Since the land in question is a County Island and if the TO are successful in establishing a reservation neither the County Sheriff’s Office or the Glendale Police Department would have authority to respond to any criminal activity on the reservation unless specifically requested by the TO. I suspect the TO will not do so as it would provide an opportunity for negative publicity.
“In another case, an elderly couple were walking in the parking lot of another Southern California Indian casino near San Bernardino and a thief whizzed by on a motorcycle and snatched the woman’s purse in the parking lot. The motorcycle grazed their car during the theft. They reported the incident to casino security guards, expecting that the crime would be reported to the Sheriff’s Department. They found out later, when they made an insurance claim for the damage to their car, this incident was never reported to the police. This is but another of the many negative impacts of Indian casinos, the fact that the primary duty of Indian casino security staff is to conceal any negative incidents that occur or insinuate the false claim that some kind of “sovereign status” permits them to deal with criminal acts when it does not.”
When you enter the reservation you do so at your own risk.
“Another problem is the failure and refusal of many local media outlets to report the crime, corruption and negative incidents occurring regularly at Indian casinos because those casinos are the biggest television, radio and newspaper advertisers they have.

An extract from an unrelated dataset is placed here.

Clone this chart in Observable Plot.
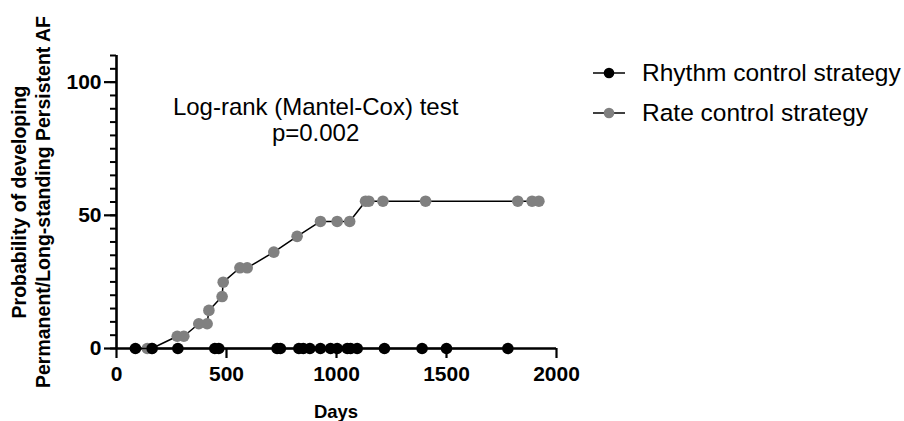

So the so-called “free press” has in effect, been co-opted by the fear of offending these gambling casinos who are their best advertising customers.”
This is a genuine concern. The Tribes advertise their casinos on television incessantly. One of our television stations, Channel 12, is connected to the Arizona Republic. Neither of these two giants of media are going to jeopardize their revenue streams by going negative. When was the last time you remember any media reporting on the use of the Tribal land, just north of Arizona’s southern border, as an open conduit for drug smuggling or illegal border crossings?